Aim of the task »
Lines holding the string "code" are the ones to copy; find them all in the data.

Listed records »

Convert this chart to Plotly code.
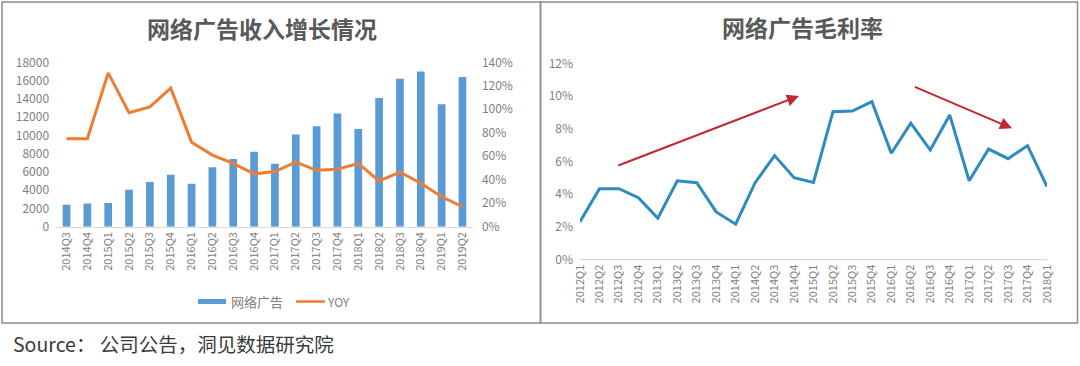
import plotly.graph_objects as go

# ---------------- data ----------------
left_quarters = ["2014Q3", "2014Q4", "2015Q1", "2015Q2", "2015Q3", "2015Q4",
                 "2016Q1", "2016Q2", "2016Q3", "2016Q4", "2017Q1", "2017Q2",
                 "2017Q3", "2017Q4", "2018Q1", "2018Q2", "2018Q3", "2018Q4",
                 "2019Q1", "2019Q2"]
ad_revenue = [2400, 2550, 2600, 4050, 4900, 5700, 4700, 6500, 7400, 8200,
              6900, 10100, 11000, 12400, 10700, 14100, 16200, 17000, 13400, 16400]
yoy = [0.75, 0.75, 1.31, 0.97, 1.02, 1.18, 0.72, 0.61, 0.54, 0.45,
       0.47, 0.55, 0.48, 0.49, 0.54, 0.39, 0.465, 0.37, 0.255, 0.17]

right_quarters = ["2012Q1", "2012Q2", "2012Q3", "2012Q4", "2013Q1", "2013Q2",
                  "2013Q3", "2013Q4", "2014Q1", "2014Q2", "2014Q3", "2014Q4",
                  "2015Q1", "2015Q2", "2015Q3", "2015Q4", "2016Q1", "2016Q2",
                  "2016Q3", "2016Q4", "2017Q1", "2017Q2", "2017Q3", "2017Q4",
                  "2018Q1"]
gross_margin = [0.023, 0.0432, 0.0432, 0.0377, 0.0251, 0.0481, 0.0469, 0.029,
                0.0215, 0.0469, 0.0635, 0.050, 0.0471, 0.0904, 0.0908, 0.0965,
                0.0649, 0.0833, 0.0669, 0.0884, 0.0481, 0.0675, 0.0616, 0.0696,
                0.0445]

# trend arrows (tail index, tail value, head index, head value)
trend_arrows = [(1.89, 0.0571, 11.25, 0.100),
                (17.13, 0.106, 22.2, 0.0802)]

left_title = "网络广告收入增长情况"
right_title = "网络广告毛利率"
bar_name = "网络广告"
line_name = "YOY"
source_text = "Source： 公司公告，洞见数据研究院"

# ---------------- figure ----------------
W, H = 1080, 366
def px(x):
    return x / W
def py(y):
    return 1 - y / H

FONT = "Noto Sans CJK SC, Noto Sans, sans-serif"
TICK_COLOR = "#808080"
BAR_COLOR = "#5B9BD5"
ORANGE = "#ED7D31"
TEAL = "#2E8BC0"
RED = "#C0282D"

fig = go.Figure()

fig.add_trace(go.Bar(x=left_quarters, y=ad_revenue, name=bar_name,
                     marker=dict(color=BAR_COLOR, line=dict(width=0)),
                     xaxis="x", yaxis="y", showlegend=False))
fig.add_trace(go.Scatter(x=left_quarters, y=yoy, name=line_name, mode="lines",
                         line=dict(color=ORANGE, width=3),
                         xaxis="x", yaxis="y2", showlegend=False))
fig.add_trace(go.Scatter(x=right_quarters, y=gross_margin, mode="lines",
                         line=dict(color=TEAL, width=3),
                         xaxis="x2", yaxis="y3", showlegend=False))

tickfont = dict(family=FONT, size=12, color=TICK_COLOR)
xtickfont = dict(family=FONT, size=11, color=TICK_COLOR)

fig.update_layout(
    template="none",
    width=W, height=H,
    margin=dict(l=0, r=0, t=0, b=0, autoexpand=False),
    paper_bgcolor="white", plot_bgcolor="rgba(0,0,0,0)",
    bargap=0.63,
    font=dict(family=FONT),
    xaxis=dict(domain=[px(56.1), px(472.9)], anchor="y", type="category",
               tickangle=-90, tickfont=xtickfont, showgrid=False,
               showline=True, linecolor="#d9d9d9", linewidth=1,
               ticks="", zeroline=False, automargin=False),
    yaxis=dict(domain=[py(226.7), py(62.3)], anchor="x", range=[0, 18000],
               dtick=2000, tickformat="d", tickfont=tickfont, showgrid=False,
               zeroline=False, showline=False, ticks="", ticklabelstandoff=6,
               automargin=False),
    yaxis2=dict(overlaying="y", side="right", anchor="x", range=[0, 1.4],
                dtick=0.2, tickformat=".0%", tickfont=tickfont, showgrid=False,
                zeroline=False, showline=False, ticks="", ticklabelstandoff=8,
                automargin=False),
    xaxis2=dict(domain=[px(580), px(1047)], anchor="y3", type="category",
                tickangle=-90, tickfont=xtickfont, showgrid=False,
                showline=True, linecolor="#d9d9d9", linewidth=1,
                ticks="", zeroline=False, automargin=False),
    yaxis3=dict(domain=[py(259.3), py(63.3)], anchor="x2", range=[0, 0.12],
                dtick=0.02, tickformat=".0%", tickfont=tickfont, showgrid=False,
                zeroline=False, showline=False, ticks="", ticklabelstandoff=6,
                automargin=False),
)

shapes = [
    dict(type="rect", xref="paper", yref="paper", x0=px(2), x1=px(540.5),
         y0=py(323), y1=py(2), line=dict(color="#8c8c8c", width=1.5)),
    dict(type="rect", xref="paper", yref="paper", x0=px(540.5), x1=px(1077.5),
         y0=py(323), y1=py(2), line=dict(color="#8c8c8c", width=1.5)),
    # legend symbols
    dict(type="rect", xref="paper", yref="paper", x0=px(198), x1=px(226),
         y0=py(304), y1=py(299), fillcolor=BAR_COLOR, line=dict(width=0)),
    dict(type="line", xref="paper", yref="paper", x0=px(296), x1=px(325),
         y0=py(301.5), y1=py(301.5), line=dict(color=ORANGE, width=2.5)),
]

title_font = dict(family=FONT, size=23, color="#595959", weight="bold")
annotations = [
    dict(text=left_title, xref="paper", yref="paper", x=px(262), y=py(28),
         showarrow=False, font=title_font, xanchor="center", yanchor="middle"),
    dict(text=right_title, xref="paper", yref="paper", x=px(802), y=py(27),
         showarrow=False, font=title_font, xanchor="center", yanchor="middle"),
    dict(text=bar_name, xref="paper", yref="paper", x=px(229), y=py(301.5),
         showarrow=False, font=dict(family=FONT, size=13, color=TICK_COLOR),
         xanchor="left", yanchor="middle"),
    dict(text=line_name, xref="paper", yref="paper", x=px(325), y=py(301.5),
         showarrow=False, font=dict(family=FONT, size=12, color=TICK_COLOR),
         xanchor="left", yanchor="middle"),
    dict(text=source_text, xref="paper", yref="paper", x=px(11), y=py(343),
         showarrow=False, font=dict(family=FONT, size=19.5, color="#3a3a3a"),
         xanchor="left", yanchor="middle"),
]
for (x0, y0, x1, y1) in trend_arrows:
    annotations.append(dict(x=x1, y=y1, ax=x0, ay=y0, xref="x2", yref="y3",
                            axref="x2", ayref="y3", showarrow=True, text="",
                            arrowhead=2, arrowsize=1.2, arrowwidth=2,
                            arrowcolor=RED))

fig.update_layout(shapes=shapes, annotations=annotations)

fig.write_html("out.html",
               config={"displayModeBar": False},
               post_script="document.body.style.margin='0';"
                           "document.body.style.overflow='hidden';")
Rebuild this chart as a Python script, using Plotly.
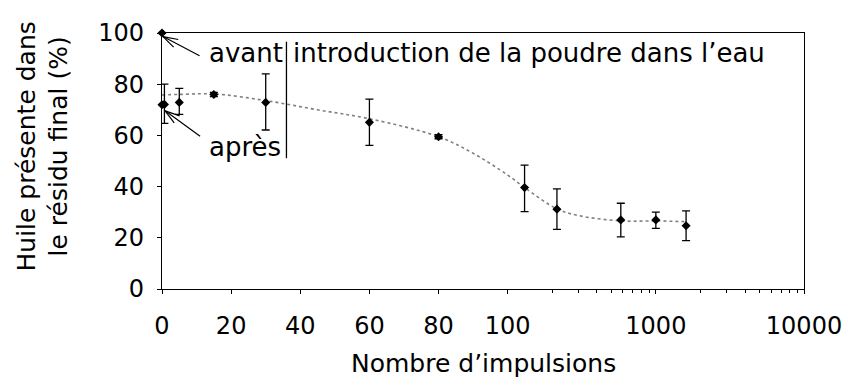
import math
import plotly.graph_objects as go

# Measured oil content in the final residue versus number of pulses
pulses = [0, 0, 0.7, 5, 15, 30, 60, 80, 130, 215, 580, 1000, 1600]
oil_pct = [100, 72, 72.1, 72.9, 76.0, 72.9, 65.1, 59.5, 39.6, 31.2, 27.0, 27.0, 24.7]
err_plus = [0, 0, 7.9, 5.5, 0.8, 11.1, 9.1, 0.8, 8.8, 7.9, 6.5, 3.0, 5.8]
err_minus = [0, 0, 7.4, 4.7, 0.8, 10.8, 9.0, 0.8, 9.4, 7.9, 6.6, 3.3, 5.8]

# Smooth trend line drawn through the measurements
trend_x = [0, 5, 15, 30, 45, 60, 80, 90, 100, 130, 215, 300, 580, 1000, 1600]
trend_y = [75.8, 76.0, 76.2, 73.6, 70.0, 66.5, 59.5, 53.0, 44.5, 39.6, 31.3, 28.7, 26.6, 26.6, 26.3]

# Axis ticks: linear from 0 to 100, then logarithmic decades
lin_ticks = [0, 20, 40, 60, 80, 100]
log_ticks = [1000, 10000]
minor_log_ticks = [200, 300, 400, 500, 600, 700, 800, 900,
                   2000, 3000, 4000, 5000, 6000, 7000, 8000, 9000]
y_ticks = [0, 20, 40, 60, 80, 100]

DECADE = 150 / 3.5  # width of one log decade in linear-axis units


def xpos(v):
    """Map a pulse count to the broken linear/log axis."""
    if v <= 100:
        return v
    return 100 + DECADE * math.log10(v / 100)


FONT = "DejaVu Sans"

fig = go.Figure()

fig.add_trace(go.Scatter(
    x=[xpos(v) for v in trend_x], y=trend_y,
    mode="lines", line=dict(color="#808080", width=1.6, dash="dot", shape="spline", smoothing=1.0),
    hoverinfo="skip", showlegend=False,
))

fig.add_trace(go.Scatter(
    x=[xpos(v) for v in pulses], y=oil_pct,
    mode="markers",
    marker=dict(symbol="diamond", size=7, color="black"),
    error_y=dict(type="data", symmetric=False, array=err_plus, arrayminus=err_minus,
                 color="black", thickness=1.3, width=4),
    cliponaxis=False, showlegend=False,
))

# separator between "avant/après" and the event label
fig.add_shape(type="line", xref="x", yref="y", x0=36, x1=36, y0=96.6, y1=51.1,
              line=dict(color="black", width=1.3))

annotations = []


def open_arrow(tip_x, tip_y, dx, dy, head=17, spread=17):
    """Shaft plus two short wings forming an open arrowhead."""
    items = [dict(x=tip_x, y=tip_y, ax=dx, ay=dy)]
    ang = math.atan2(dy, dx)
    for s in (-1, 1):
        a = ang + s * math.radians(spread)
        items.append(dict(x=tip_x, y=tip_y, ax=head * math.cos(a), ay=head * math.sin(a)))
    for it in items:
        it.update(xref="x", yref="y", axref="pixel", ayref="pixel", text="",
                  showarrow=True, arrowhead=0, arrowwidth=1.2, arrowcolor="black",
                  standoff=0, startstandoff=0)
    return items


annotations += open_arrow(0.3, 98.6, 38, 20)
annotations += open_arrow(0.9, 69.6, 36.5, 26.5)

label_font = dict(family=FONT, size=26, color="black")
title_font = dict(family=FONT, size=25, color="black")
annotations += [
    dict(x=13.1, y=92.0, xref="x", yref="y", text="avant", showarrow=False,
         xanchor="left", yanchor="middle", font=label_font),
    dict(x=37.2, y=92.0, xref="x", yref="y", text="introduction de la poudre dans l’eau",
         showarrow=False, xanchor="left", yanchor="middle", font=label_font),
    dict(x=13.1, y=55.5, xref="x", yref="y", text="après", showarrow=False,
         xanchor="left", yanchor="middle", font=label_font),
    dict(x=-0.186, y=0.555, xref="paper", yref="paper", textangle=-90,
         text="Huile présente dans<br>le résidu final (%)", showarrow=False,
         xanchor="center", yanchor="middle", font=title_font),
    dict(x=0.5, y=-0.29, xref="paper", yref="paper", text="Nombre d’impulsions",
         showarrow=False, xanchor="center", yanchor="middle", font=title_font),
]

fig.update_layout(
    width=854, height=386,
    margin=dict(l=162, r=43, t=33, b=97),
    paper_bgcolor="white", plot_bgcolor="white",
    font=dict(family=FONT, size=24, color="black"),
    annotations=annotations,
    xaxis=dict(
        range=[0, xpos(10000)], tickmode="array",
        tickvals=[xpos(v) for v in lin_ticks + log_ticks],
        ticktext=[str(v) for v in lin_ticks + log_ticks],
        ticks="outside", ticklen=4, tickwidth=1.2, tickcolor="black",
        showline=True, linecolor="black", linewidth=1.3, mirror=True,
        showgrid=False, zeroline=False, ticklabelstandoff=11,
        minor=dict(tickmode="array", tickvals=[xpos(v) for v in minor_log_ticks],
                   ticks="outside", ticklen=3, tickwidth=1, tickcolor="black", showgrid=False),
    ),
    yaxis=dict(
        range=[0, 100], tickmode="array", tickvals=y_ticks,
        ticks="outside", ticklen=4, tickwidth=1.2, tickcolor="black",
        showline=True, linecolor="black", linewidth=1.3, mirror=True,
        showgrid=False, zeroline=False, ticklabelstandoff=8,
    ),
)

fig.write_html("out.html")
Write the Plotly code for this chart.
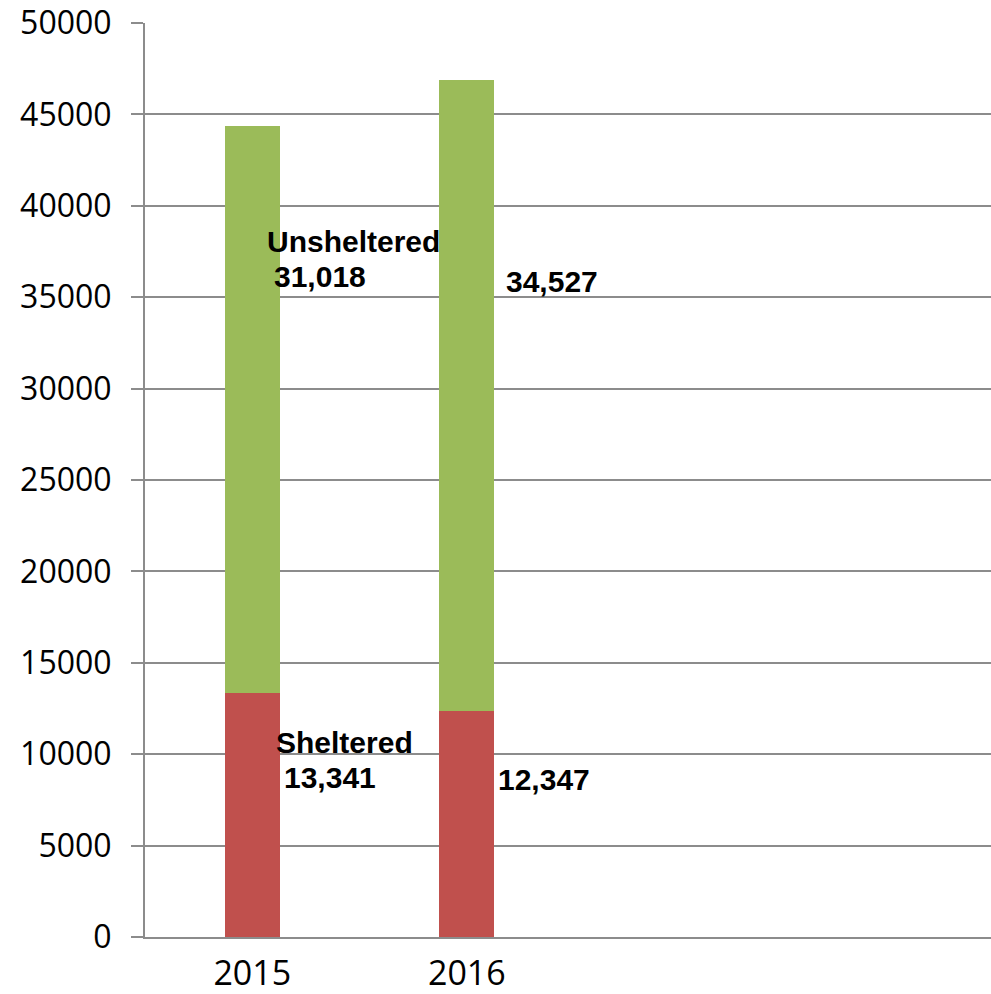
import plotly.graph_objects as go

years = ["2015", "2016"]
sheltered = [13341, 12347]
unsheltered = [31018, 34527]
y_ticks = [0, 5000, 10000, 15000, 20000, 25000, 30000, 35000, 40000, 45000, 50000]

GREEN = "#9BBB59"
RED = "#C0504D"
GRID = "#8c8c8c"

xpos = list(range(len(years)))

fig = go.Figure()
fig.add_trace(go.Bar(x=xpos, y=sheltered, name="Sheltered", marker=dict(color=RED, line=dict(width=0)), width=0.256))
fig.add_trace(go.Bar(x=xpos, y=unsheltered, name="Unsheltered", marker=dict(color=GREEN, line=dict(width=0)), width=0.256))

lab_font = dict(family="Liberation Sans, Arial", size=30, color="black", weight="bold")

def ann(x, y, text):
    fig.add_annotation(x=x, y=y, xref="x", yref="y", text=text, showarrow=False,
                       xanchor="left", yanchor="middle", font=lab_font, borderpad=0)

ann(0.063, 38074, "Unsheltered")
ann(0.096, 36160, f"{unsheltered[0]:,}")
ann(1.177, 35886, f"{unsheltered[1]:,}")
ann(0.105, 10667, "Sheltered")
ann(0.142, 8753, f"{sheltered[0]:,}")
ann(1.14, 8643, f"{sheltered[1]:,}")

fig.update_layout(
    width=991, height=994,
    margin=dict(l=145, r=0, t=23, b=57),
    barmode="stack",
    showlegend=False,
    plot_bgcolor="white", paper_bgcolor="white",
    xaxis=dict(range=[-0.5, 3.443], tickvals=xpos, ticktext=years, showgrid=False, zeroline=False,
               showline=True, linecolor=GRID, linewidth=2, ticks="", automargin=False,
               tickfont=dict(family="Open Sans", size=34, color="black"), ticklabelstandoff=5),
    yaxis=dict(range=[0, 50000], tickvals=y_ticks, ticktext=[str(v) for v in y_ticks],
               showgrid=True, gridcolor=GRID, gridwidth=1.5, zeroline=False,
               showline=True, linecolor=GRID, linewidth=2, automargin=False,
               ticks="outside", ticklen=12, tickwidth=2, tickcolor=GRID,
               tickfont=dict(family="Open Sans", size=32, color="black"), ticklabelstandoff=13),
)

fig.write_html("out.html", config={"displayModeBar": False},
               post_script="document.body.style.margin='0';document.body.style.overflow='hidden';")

Correct response »
Convert this chart to Plotly code.
Write the Plotly code for this chart.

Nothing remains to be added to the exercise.